◆ ENTRIES PROVIDED ◆
——————————
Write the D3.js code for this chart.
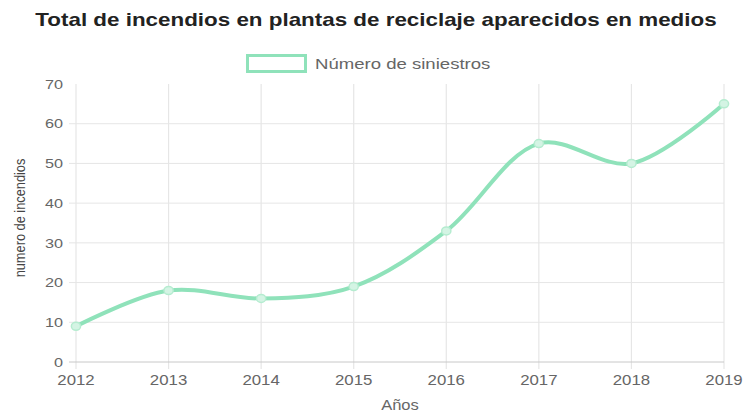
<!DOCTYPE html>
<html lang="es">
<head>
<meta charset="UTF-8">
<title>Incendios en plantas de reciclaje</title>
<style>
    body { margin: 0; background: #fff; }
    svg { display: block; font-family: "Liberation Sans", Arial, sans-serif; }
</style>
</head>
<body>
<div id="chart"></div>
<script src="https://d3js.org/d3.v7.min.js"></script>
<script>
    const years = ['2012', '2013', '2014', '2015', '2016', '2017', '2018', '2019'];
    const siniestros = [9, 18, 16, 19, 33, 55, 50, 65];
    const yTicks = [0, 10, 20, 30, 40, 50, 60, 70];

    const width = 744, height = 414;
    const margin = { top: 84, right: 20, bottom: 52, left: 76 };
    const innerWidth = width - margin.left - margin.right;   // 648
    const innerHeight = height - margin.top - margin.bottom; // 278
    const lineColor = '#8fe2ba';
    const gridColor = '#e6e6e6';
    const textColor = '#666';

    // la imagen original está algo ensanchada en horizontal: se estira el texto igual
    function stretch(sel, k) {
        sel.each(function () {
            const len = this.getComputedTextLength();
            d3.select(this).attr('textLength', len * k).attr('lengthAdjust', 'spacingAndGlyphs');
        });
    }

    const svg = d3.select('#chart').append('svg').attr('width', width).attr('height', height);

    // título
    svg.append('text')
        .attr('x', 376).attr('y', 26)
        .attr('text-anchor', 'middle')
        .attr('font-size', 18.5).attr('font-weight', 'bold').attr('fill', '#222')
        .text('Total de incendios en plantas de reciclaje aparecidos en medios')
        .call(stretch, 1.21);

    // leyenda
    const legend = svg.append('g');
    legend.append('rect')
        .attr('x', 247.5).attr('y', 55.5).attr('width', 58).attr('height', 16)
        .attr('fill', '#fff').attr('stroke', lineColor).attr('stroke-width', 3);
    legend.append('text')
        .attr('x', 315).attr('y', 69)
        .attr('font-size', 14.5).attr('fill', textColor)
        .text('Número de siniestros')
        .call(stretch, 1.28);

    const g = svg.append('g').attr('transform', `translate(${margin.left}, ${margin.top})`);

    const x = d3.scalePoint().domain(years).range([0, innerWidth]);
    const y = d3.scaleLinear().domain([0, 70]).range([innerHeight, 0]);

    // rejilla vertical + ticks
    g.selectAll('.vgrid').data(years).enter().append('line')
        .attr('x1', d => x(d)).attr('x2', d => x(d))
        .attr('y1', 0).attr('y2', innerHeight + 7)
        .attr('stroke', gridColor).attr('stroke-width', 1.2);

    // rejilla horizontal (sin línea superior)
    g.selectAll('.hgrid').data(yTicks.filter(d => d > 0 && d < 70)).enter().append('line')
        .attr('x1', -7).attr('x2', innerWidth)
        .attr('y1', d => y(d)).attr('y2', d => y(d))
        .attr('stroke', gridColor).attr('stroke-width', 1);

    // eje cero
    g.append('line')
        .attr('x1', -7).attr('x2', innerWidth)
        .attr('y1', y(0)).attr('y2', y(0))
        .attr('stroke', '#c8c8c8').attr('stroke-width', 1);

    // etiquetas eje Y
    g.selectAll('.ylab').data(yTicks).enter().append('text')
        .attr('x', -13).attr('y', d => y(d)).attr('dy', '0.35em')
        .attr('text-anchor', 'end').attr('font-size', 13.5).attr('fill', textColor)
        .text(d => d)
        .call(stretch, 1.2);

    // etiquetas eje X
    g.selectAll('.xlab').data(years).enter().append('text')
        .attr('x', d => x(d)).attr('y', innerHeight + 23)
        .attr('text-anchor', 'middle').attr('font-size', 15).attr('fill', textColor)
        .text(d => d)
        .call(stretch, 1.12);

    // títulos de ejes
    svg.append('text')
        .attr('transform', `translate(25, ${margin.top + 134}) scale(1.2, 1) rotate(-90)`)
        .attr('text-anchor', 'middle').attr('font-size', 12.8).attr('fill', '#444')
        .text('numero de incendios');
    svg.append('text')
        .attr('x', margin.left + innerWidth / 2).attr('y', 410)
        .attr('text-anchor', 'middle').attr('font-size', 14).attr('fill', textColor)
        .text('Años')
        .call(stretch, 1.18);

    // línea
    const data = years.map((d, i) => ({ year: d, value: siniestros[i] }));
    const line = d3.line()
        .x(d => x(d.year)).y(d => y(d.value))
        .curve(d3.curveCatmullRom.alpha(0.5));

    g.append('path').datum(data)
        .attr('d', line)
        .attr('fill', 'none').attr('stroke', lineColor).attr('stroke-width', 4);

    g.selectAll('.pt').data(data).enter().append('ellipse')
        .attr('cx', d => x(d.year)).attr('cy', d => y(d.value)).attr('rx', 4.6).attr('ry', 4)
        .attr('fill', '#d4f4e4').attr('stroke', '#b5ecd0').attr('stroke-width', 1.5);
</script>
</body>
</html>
——————————
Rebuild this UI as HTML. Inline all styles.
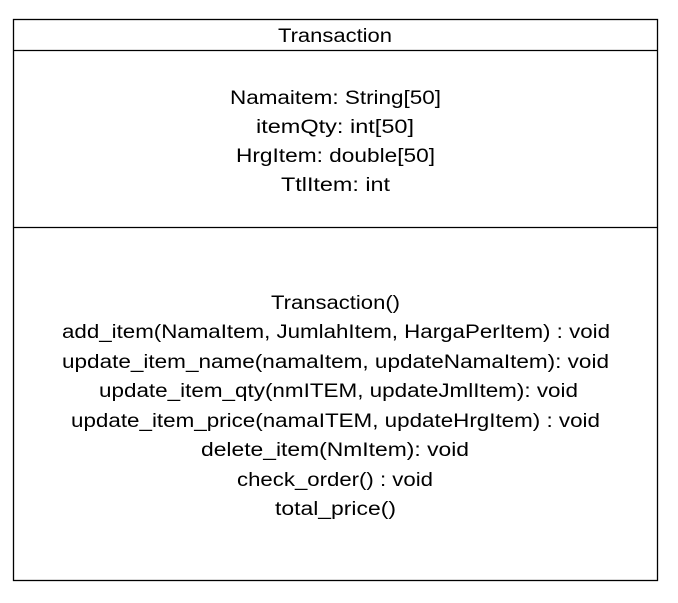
——————————
◆ WHAT IS NEEDED ◆
Give again, exactly as written, only the lines that start at the one with "Write the D3.js code for this chart." and end at the one with "const textColor = '#666';", both included. Skip any pictures.

◆ RESPONSE TO THIS TASK ◆
Write the D3.js code for this chart.
<!DOCTYPE html>
<html lang="es">
<head>
<meta charset="UTF-8">
<title>Incendios en plantas de reciclaje</title>
<style>
    body { margin: 0; background: #fff; }
    svg { display: block; font-family: "Liberation Sans", Arial, sans-serif; }
</style>
</head>
<body>
<div id="chart"></div>
<script src="https://d3js.org/d3.v7.min.js"></script>
<script>
    const years = ['2012', '2013', '2014', '2015', '2016', '2017', '2018', '2019'];
    const siniestros = [9, 18, 16, 19, 33, 55, 50, 65];
    const yTicks = [0, 10, 20, 30, 40, 50, 60, 70];

    const width = 744, height = 414;
    const margin = { top: 84, right: 20, bottom: 52, left: 76 };
    const innerWidth = width - margin.left - margin.right;   // 648
    const innerHeight = height - margin.top - margin.bottom; // 278
    const lineColor = '#8fe2ba';
    const gridColor = '#e6e6e6';
    const textColor = '#666';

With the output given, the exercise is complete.